*EXERCISE PROMPT*:
Do not repeat pictures. Repeat exactly the lines of the listing below from its first line through the line with "var blue = '#4F81BD';".

*EXTRACTED RECORDS*:
*-*-*

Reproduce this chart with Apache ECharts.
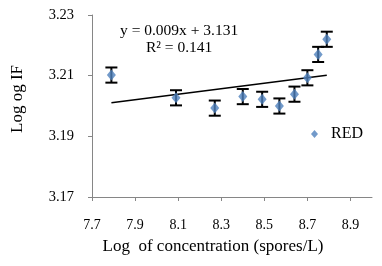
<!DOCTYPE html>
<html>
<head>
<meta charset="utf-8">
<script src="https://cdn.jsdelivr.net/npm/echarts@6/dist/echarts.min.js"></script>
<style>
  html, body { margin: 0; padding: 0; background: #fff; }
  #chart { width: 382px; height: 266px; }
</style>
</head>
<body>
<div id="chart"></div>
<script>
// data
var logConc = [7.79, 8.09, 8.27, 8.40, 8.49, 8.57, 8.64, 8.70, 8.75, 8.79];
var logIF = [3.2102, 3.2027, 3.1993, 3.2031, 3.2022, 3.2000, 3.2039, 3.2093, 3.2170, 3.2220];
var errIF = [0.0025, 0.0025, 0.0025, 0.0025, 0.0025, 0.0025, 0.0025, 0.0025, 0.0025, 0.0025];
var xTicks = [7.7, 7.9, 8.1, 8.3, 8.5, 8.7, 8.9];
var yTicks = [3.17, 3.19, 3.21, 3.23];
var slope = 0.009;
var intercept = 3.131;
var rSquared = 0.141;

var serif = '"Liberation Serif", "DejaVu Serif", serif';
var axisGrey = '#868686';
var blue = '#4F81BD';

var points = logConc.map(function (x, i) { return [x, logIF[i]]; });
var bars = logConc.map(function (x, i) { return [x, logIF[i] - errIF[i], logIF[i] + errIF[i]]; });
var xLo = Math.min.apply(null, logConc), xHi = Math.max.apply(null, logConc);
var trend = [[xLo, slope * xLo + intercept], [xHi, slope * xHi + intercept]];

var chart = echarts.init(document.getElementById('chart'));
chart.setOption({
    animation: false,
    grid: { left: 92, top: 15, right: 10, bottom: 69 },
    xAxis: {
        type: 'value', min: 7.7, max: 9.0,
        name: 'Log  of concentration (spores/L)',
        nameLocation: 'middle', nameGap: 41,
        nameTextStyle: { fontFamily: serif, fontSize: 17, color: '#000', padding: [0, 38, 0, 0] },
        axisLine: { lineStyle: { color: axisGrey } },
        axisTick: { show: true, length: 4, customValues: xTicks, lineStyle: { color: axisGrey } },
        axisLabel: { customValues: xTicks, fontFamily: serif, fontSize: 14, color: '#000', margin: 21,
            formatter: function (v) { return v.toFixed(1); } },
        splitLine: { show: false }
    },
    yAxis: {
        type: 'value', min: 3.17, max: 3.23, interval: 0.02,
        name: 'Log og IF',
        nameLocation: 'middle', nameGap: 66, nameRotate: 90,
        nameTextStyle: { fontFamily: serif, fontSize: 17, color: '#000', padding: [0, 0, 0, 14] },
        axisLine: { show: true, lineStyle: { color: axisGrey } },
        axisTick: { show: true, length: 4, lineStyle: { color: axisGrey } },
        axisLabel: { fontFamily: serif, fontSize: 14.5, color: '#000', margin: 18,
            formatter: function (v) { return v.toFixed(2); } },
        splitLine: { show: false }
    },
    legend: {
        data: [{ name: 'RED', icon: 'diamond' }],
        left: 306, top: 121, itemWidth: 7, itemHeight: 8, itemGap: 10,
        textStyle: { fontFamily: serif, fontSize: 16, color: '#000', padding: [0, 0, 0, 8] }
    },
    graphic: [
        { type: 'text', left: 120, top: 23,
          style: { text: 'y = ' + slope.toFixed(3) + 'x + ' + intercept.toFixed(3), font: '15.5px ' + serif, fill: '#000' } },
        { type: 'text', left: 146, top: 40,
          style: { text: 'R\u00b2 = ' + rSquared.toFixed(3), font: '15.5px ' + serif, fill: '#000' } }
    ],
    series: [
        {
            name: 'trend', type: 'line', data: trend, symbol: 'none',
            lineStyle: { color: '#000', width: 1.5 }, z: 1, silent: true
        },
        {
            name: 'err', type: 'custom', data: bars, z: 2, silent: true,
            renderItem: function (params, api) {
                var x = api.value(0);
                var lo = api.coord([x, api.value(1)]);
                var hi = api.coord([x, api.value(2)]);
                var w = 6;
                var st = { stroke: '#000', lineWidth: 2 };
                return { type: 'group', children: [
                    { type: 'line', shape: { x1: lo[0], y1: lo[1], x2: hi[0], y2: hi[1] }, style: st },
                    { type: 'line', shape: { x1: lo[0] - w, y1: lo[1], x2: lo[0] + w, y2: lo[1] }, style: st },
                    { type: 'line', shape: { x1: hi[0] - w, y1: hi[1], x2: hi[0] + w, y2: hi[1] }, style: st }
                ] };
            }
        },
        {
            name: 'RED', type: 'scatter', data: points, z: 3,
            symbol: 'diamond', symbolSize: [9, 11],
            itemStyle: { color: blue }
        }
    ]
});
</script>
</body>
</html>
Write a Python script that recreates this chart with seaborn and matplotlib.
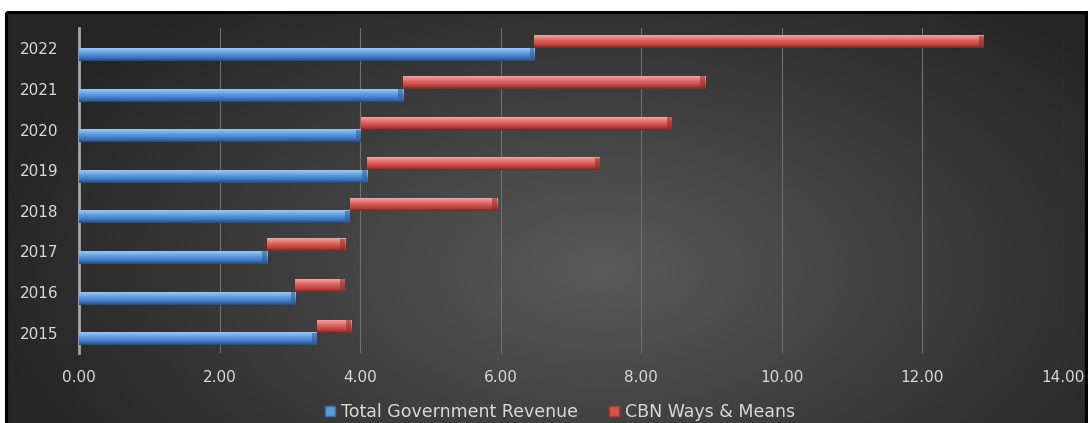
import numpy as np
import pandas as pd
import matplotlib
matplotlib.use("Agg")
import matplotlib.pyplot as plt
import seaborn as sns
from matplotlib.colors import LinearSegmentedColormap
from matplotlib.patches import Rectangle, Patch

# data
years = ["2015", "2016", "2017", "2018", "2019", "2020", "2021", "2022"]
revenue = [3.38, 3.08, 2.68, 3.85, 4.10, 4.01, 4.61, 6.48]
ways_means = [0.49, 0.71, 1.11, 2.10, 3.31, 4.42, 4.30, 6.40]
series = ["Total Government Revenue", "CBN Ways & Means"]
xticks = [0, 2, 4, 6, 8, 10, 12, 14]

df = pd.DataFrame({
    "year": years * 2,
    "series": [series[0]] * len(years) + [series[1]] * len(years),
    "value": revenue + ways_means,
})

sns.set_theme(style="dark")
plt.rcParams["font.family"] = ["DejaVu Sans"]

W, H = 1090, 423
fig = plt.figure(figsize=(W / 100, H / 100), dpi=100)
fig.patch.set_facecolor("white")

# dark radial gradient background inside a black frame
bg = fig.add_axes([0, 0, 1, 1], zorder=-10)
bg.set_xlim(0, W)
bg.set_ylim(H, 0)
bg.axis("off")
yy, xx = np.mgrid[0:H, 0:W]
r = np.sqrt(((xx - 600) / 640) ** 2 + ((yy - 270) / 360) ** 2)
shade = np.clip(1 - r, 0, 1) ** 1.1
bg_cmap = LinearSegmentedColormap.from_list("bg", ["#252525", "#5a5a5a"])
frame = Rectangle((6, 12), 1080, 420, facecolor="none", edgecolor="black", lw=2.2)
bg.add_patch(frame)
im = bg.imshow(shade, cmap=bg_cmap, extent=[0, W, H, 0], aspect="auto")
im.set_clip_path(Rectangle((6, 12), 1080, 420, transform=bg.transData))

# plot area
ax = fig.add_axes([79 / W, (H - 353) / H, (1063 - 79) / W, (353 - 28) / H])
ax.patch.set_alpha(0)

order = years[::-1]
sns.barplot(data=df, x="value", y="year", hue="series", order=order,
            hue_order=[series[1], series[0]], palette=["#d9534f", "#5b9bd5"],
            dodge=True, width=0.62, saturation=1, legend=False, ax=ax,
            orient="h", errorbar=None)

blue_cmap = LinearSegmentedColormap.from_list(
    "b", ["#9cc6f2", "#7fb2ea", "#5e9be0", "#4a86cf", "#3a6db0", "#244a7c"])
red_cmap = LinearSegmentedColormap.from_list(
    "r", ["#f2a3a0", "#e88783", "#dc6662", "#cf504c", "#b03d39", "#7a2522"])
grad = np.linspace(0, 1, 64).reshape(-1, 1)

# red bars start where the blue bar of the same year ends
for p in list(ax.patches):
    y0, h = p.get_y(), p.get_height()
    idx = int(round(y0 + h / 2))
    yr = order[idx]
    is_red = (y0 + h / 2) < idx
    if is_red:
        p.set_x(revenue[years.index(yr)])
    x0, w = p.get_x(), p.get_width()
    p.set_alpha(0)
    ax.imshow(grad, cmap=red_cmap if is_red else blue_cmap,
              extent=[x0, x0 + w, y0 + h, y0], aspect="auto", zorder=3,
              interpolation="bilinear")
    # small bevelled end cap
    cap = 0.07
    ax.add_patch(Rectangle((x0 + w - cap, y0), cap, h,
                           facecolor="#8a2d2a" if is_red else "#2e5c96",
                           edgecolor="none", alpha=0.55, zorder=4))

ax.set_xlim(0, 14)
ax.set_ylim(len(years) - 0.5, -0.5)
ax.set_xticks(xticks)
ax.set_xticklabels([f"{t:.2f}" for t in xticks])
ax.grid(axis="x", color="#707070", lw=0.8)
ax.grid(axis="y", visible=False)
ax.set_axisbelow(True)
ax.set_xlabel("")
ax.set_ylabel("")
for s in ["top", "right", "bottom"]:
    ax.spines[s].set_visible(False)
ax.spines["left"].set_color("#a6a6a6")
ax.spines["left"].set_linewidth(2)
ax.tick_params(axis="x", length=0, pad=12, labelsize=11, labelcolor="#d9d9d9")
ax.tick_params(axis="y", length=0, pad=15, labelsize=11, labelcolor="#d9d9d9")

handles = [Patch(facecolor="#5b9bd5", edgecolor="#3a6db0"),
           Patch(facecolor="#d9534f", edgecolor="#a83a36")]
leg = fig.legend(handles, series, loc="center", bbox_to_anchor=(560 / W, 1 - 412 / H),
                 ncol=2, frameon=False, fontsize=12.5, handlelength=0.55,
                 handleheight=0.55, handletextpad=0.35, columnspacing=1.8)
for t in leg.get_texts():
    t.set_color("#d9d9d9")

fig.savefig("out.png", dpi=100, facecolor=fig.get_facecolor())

*-*-*

*RESULT*:
Reproduce this chart with Apache ECharts.
<!DOCTYPE html>
<html>
<head>
<meta charset="utf-8">
<script src="https://cdn.jsdelivr.net/npm/echarts@6/dist/echarts.min.js"></script>
<style>
  html, body { margin: 0; padding: 0; background: #fff; }
  #chart { width: 382px; height: 266px; }
</style>
</head>
<body>
<div id="chart"></div>
<script>
// data
var logConc = [7.79, 8.09, 8.27, 8.40, 8.49, 8.57, 8.64, 8.70, 8.75, 8.79];
var logIF = [3.2102, 3.2027, 3.1993, 3.2031, 3.2022, 3.2000, 3.2039, 3.2093, 3.2170, 3.2220];
var errIF = [0.0025, 0.0025, 0.0025, 0.0025, 0.0025, 0.0025, 0.0025, 0.0025, 0.0025, 0.0025];
var xTicks = [7.7, 7.9, 8.1, 8.3, 8.5, 8.7, 8.9];
var yTicks = [3.17, 3.19, 3.21, 3.23];
var slope = 0.009;
var intercept = 3.131;
var rSquared = 0.141;

var serif = '"Liberation Serif", "DejaVu Serif", serif';
var axisGrey = '#868686';
var blue = '#4F81BD';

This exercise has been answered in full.